Adriana Carranca
Com o fim da presença militar permanente dos Estados Unidos no Iraque, o Irã se tornará a maior força bélica no Golfo Pérsico. No ranking de 2011 do site Global Fire Power, de análises estatísticas militares, o Irã aparece como 12.ª potência militar do mundo, seguido da Arábia Saudita em 26.º lugar e do próprio Iraque, em 36.º. A comparação não inclui investimentos em programas nucleares, o que tornaria o Irã ainda mais forte.
Emirados Árabes Unidos, Kuwait, Omã e Catar não aparecem entre as 50 nações com maior poderio militar. O ranking compara não apenas número de tropas, armas, tanques, navios e aviões militares, mas a capacidade de produção, ou seja, a indústria bélica de cada país.
Enquanto os EUA navegam pelas águas turbulentas da crise econômica interna, o regime iraniano tem expandido seus tentáculos para os países vizinhos na tentativa de redefinir a balança de poder na região. A queda de braço entre os dois países está sendo travada agora mesmo no Iraque.
De um lado, Washington tenta (sem sucesso, por enquanto) convencer Bagdá a permitir a permanência mínima de militares americanos em seu território. De outro, Teerã busca utilizar sua influência sobre a maioria xiita iraquiana para impedir que isso ocorra.
"O Irã fará tudo o que estiver ao seu alcance para garantir que o território iraquiano não possa ser usado para atacá-lo", disse ao Estado o analista iraniano Trita Parsi, diretor do Conselho Nacional Iraniano-Americano, que acompanha o embate entre os dois países. Ele cita como exemplo a ofensiva militar iraniana contra campos curdos, na semana passada.
Soldados da Guarda Revolucionária atravessaram a fronteira e tomaram o controle de três bases de milicianos dentro do Iraque. O Partido da Vida Livre do Curdistão, ramificação do Partido dos Trabalhadores do Curdistão, considerado "terrorista" pelo Irã, confirmou a operação. O Irã também anunciou o envio de 5 mil homens para a fronteira.

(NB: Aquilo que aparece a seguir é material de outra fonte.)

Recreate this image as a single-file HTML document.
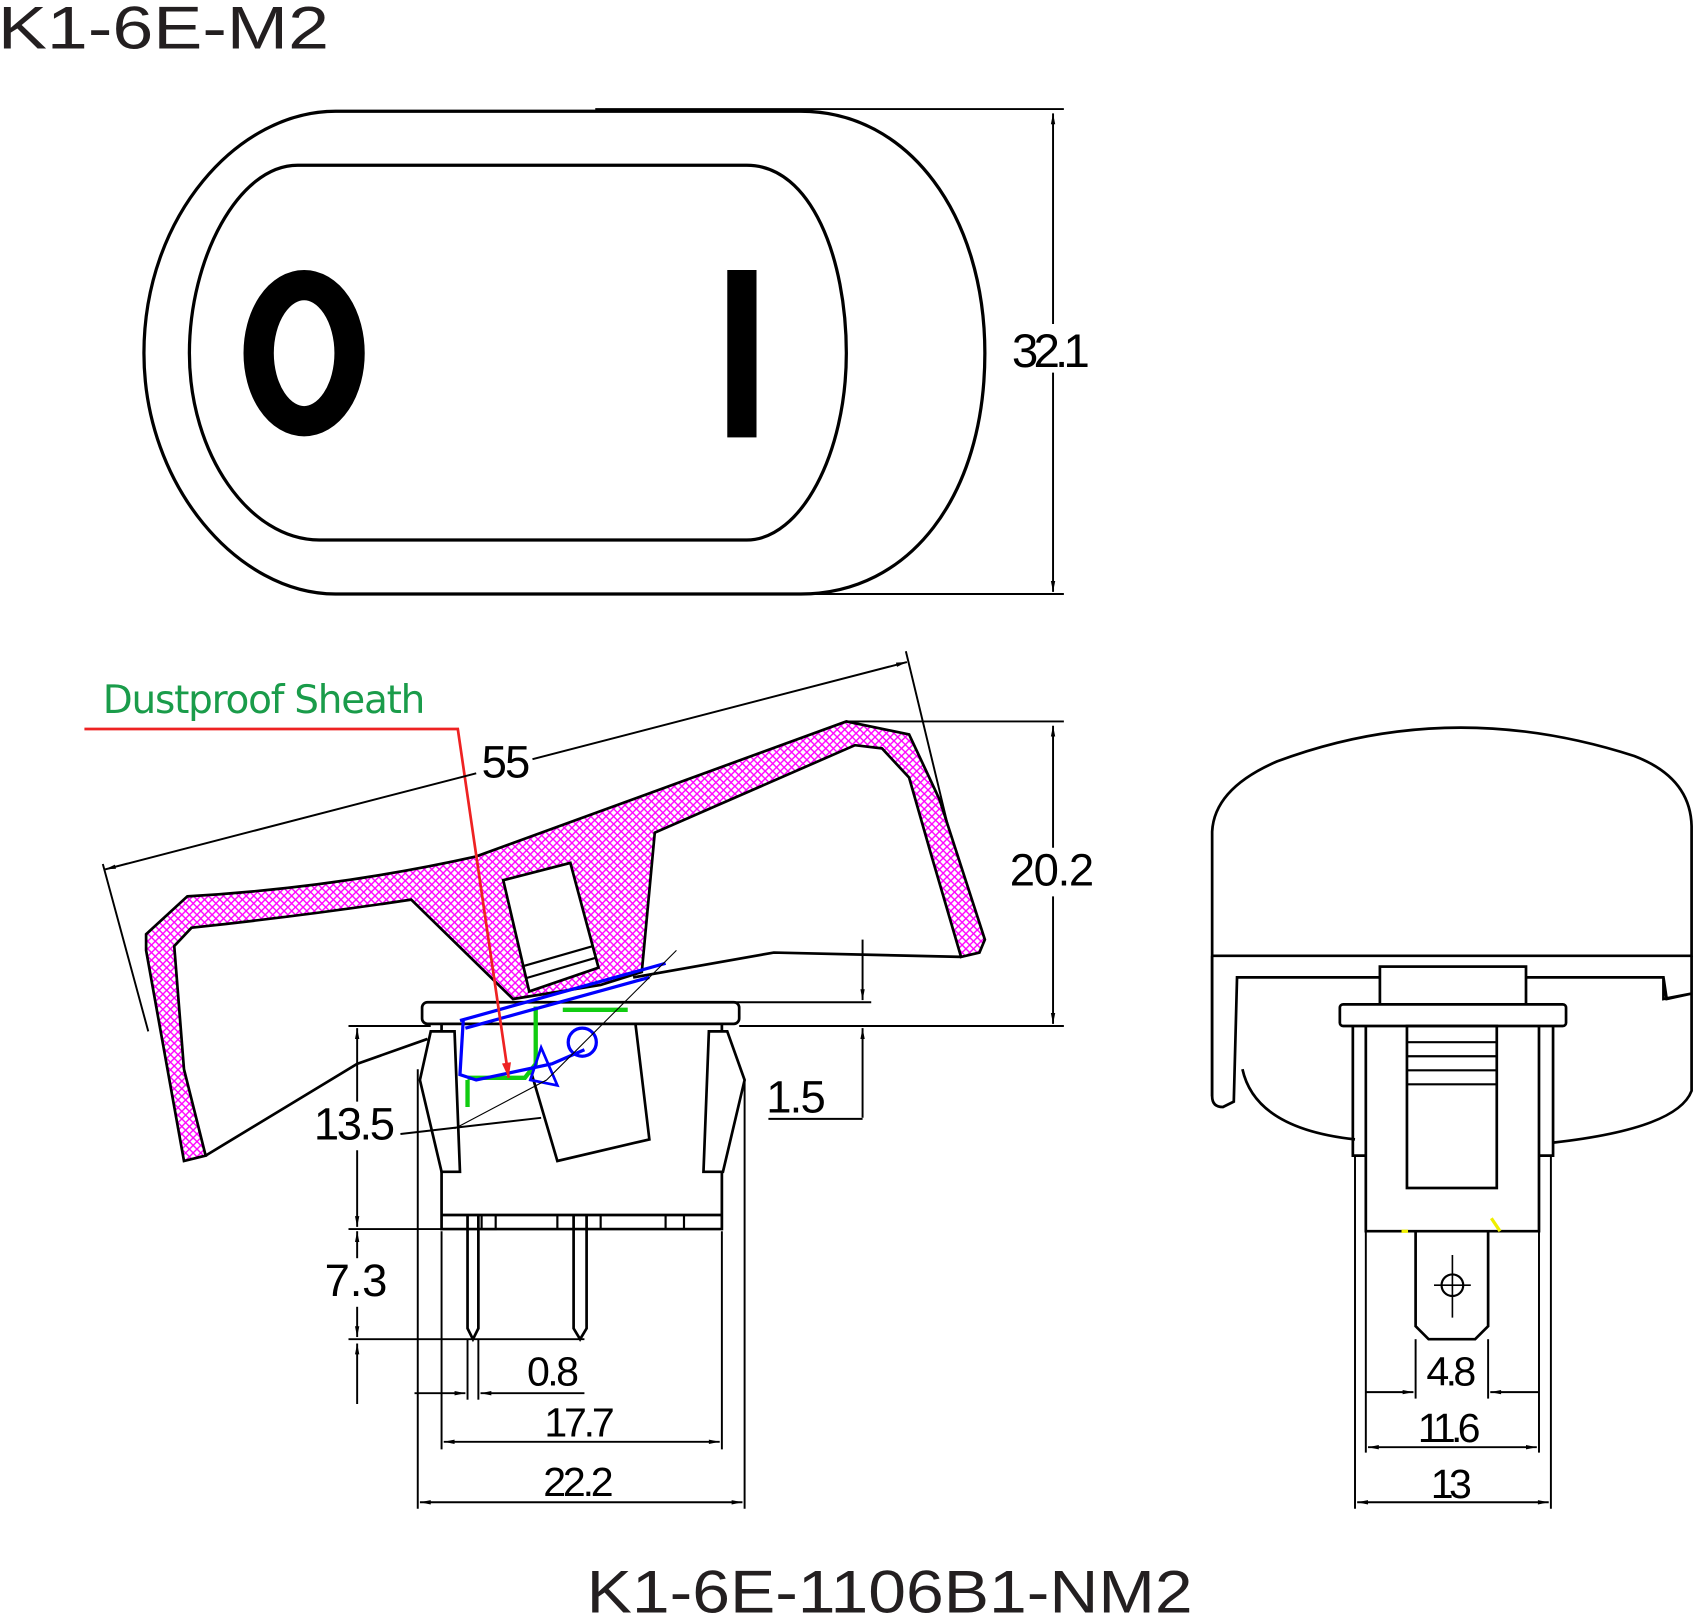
<!DOCTYPE html>
<html><head><meta charset="utf-8"><style>html,body{margin:0;padding:0;background:#fff}svg{display:block}</style></head>
<body>
<svg width="1697" height="1620" viewBox="0 0 1568 1500" preserveAspectRatio="none" xmlns="http://www.w3.org/2000/svg" font-family="Liberation Sans, sans-serif">
<defs>
<pattern id="h" width="7" height="7" patternUnits="userSpaceOnUse">
<rect width="7" height="7" fill="#fff"/>
<path d="M0,0L7,7M7,0L0,7" stroke="#f0f" stroke-width="1.3"/>
</pattern>
<marker id="a" viewBox="0 0 10 10" refX="10" refY="5" markerWidth="14" markerHeight="10" orient="auto-start-reverse" markerUnits="userSpaceOnUse"><path d="M0,3L10,5L0,7z" fill="#000"/></marker>
<marker id="r" viewBox="0 0 10 10" refX="10" refY="5" markerWidth="30" markerHeight="14" orient="auto" markerUnits="userSpaceOnUse"><path d="M0,2L10,5L0,8z" fill="#e22"/></marker>
</defs>
<g fill="none" stroke="#000" stroke-width="3">
<text x="-2" y="45" font-size="56" fill="#231f20" stroke="none" textLength="306" lengthAdjust="spacingAndGlyphs">K1-6E-M2</text>
<!-- top view -->
<path d="M310,103 L740,103 C840,103 910,200 910,327 C910,460 840,550 740,550 L310,550 C220,550 133,450 133,327 C133,200 220,103 310,103Z"/>
<path d="M275,153 L690,153 C750,153 782,240 782,327 C782,420 740,500 690,500 L295,500 C230,500 175,420 175,327 C175,240 220,153 275,153Z"/>
<ellipse cx="281" cy="327" rx="42" ry="63" stroke-width="28"/>
<rect x="672" y="250" width="27" height="155" fill="#000" stroke="none"/>
<g stroke-width="1.8">
<line x1="550" y1="101" x2="983" y2="101"/><line x1="740" y1="550" x2="983" y2="550"/>
<line x1="973" y1="105" x2="973" y2="300" marker-start="url(#a)"/><line x1="973" y1="345" x2="973" y2="548" marker-end="url(#a)"/>
</g>
<text x="935" y="340" font-size="44" fill="#000" stroke="none" textLength="72">32.1</text>
<!-- side section -->
<path d="M170,1075 L135,880 L135,865 L173,830 Q310,822 440,793 L782,668 L840,680 L868,740 L910,870 L905,882 L888,886 L860,790 L840,720 L815,693 L790,690 L605,771 L593,900 L555,912 L474,925 L380,833 Q280,848 177,859 L161,876 L170,990 L190,1070Z" fill="url(#h)" stroke-width="2.5"/>
<path d="M190,1070 L330,985 L395,962" stroke-width="2.5"/>
<path d="M888,886 L715,882 L585,905" stroke-width="2.5"/>
<path d="M465,815 L527,799 L553,896 L489,918Z" fill="#fff" stroke-width="2.5"/>
<path d="M482,895 L548,876 M485,906 L550,887" stroke-width="2"/>
<path d="M490,990 L515,1075 L600,1055 L585,930" fill="#fff" stroke-width="2.5"/>
<rect x="390" y="928" width="293" height="20" rx="5" fill="#fff" stroke-width="2.5"/>
<path d="M408,948 L408,1138 L667,1138 L667,948 M408,1125 L667,1125" stroke-width="2.5"/>
<path d="M398,955 L388,1000 L408,1085 L425,1085 L420,955Z M672,955 L688,1000 L668,1085 L650,1085 L655,955Z" fill="#fff" stroke-width="2.5"/>
<path d="M432,1125 L432,1230 L437,1240 L442,1230 L442,1125 M530,1125 L530,1230 L536,1240 L542,1230 L542,1125" stroke-width="2.5"/>
<path d="M445,1125 L445,1138 L458,1138 L458,1125 M615,1125 L615,1138 M632,1125 L632,1138 M515,1125 L515,1138 M555,1125 L555,1138" stroke-width="2"/>
<!-- colored internals -->
<g stroke="#1c1" stroke-width="4"><path d="M432,1000 L432,1025 M495,932 L495,985 L485,998 L432,998 M520,935 L580,935"/></g>
<g stroke="#00f" stroke-width="3">
<path d="M425,945 L615,892 M430,952 L600,905 M428,945 L425,995 L440,1000 L510,985 L540,972"/>
<path d="M500,970 L490,1000 L515,1005 Z" stroke-width="2.5"/>
<circle cx="538" cy="965" r="13"/>
</g>
<path d="M625,880 L505,1000 L420,1045" stroke-width="1"/>
<path d="M78,675 L423,675 L470,998" stroke="#e22" stroke-width="2.5" marker-end="url(#r)"/>
<text x="95" y="660" font-size="36" fill="#1a9c4a" stroke="none" font-family="DejaVu Sans, sans-serif" textLength="298">Dustproof Sheath</text>
<!-- dims side -->
<g stroke-width="1.8">
<line x1="97" y1="805" x2="440" y2="716" marker-start="url(#a)"/><line x1="492" y1="703" x2="838" y2="613" marker-end="url(#a)"/>
<line x1="95" y1="800" x2="137" y2="955"/><line x1="837" y1="603" x2="876" y2="765"/>
<line x1="782" y1="668" x2="983" y2="668"/><line x1="683" y1="950" x2="983" y2="950"/>
<line x1="973" y1="672" x2="973" y2="785" marker-start="url(#a)"/><line x1="973" y1="830" x2="973" y2="948" marker-end="url(#a)"/>
<line x1="595" y1="928" x2="805" y2="928"/>
<line x1="797" y1="870" x2="797" y2="926" marker-end="url(#a)"/><line x1="797" y1="1035" x2="797" y2="952" marker-end="url(#a)"/>
<line x1="710" y1="1036" x2="797" y2="1036"/>
<line x1="322" y1="950" x2="398" y2="950"/>
<line x1="330" y1="952" x2="330" y2="1020" marker-start="url(#a)"/><line x1="330" y1="1065" x2="330" y2="1136" marker-end="url(#a)"/>
<line x1="322" y1="1138" x2="667" y2="1138"/><line x1="322" y1="1240" x2="540" y2="1240"/>
<line x1="330" y1="1140" x2="330" y2="1165" marker-start="url(#a)"/><line x1="330" y1="1210" x2="330" y2="1238" marker-end="url(#a)"/>
<line x1="330" y1="1300" x2="330" y2="1244" marker-end="url(#a)"/>
<line x1="370" y1="1050" x2="500" y2="1035"/>
<line x1="386" y1="990" x2="386" y2="1397"/><line x1="688" y1="1000" x2="688" y2="1397"/>
<line x1="408" y1="1140" x2="408" y2="1342"/><line x1="667" y1="1140" x2="667" y2="1342"/>
<line x1="432" y1="1240" x2="432" y2="1296"/><line x1="442" y1="1240" x2="442" y2="1296"/>
<line x1="383" y1="1290" x2="430" y2="1290" marker-end="url(#a)"/><line x1="540" y1="1290" x2="444" y2="1290" marker-end="url(#a)"/>
<line x1="410" y1="1335" x2="665" y2="1335" marker-start="url(#a)" marker-end="url(#a)"/>
<line x1="388" y1="1391" x2="686" y2="1391" marker-start="url(#a)" marker-end="url(#a)"/>
</g>
<g fill="#000" stroke="none" font-size="42">
<text x="445" y="720" textLength="45">55</text>
<text x="933" y="820" textLength="78">20.2</text>
<text x="708" y="1030" textLength="55">1.5</text>
<text x="290" y="1055" textLength="75">13.5</text>
<text x="300" y="1200" textLength="58">7.3</text>
<text x="487" y="1283" textLength="48" font-size="38">0.8</text>
<text x="503" y="1330" textLength="65" font-size="38">17.7</text>
<text x="502" y="1385" textLength="65" font-size="38">22.2</text>
<text x="1318" y="1283" textLength="46" font-size="38">4.8</text>
<text x="1310" y="1335" textLength="58" font-size="38">11.6</text>
<text x="1322" y="1387" textLength="38" font-size="38">13</text>
</g>
<!-- right view -->
<path d="M1120,1015 L1120,770 Q1122,730 1180,705 Q1340,645 1510,700 Q1562,720 1563,765 L1563,885 L1120,885" stroke-width="2.5"/>
<path d="M1120,885 L1120,1015 Q1120,1025 1130,1025 L1140,1020 L1143,905 L1537,905 L1540,925 L1563,920 M1563,885 L1563,1010 Q1550,1045 1435,1058 M1148,990 Q1160,1045 1252,1055 M1537,905 L1537,925 L1563,920" stroke-width="2.5"/>
<rect x="1275" y="895" width="135" height="35" fill="#fff" stroke-width="2.5"/>
<rect x="1238" y="930" width="209" height="20" rx="3" fill="#fff" stroke-width="2.5"/>
<path d="M1250,950 L1250,1070 L1262,1070 M1435,950 L1435,1070 L1422,1070 M1262,950 L1262,1140 L1422,1140 L1422,950" stroke-width="2.5"/>
<rect x="1300" y="950" width="83" height="150" stroke-width="2.5"/>
<path d="M1300,965H1383M1300,978H1383M1300,991H1383M1300,1004H1383" stroke-width="2"/>
<path d="M1308,1140 L1308,1228 L1320,1240 L1363,1240 L1375,1228 L1375,1140" stroke-width="2.5"/>
<circle cx="1342" cy="1190" r="10" stroke-width="2"/><path d="M1342,1162V1220M1325,1190H1359" stroke-width="1.5"/>
<g stroke="#ee0" stroke-width="3"><path d="M1295,1140h6M1378,1128l8,12"/></g>
<g stroke-width="1.8">
<line x1="1252" y1="1070" x2="1252" y2="1397"/><line x1="1433" y1="1070" x2="1433" y2="1397"/>
<line x1="1262" y1="1140" x2="1262" y2="1345"/><line x1="1422" y1="1140" x2="1422" y2="1345"/>
<line x1="1308" y1="1240" x2="1308" y2="1295"/><line x1="1375" y1="1240" x2="1375" y2="1295"/>
<line x1="1262" y1="1289" x2="1306" y2="1289" marker-end="url(#a)"/><line x1="1422" y1="1289" x2="1377" y2="1289" marker-end="url(#a)"/>
<line x1="1264" y1="1340" x2="1420" y2="1340" marker-start="url(#a)" marker-end="url(#a)"/>
<line x1="1254" y1="1391" x2="1431" y2="1391" marker-start="url(#a)" marker-end="url(#a)"/>
</g>
<text x="822" y="1493" font-size="56" fill="#231f20" stroke="none" text-anchor="middle" textLength="560" lengthAdjust="spacingAndGlyphs">K1-6E-1106B1-NM2</text>
</g>
</svg>
</body></html>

Para a pesquisadora Reva Bahlla, da consultoria de risco político Stratford, não se trata apenas de defesa, mas uma demonstração de força do Irã.
Os aiatolás tentam convencer os vizinhos sunitas de que resistir a um papel mais importante do Irã na região pode ser um mau negócio, em um momento em que os EUA não parecem dispor de tempo ou recursos para intervir em seu socorro. "Uma ameaça militar dos países do Conselho de Cooperação do Golfo contra o Irã não seria realista sem a ajuda dos EUA", acredita a pesquisadora.
Vácuo. O Irã apoia-se nisso para expandir sua influência regional. "Quando há um vácuo no poder – e haverá um quando os EUA deixarem o Iraque -, há disputa para preenchê-lo. O Irã tentará assumir esse papel, assim como Arábia Saudita e Turquia. Mas sobretudo o Irã, que tenta impedir qualquer tentativa futura dos EUA de isolar ou atacar seu território", diz Parsi.
Se for bem sucedido em preencher esse vazio no Iraque – país que faz fronteira com seis países do Oriente Médio e tem maioria xiita -, o Irã teria garantida superioridade territorial e de produção do petróleo. Para isso, certamente terá de enfrentar a oposição de Israel, que teme o domínio dos aiatolás na região, e da Turquia, potência econômica e militar também em ascensão.
Poder. Teerã busca assegurar maior controle político, econômico e religioso nas mãos dos xiitas, maioria no Irã – e também no Iraque, Bahrein e Azerbaijão – em detrimento dos sunitas, que dominam a região desde o século 16.
Quando os protestos estouraram no Bahrein, em meados de março, o Irã aproveitou a oportunidade para ameaçar a monarquia sunita de Riad com uma revolta xiita batendo à porta de sua fronteira rica em petróleo. Isso explicaria a rápida e voraz resposta contra os manifestantes em uma rara intervenção militar da Arábia Saudita. A situação acalmou, mas a dissidência xiita se mantém e pode ser usada a qualquer momento.
O Irã também pode ameaçar com o bloqueio do fluxo de petróleo pelo Estreito de Ormuz e com os mísseis direcionados para os poços sauditas, algo que talvez amedronte mais os EUA do que o programa nuclear.
O cenário coloca a Arábia Saudita em posição difícil – a monarquia já não descarta a possibilidade de que a Casa Branca tente um acordo direto com o Irã. "Embora um acordo com o Irã seja um desafio, nada prende os EUA à Arábia Saudita", avalia Reva. A alternativa seria os próprios sauditas tentarem uma trégua com o Irã, até que os sunitas consigam erguer uma resistência árabe contra o país persa.
Qualquer que seja o acordo, para os aiatolás seria um atestado de superioridade. É tudo o que eles querem agora.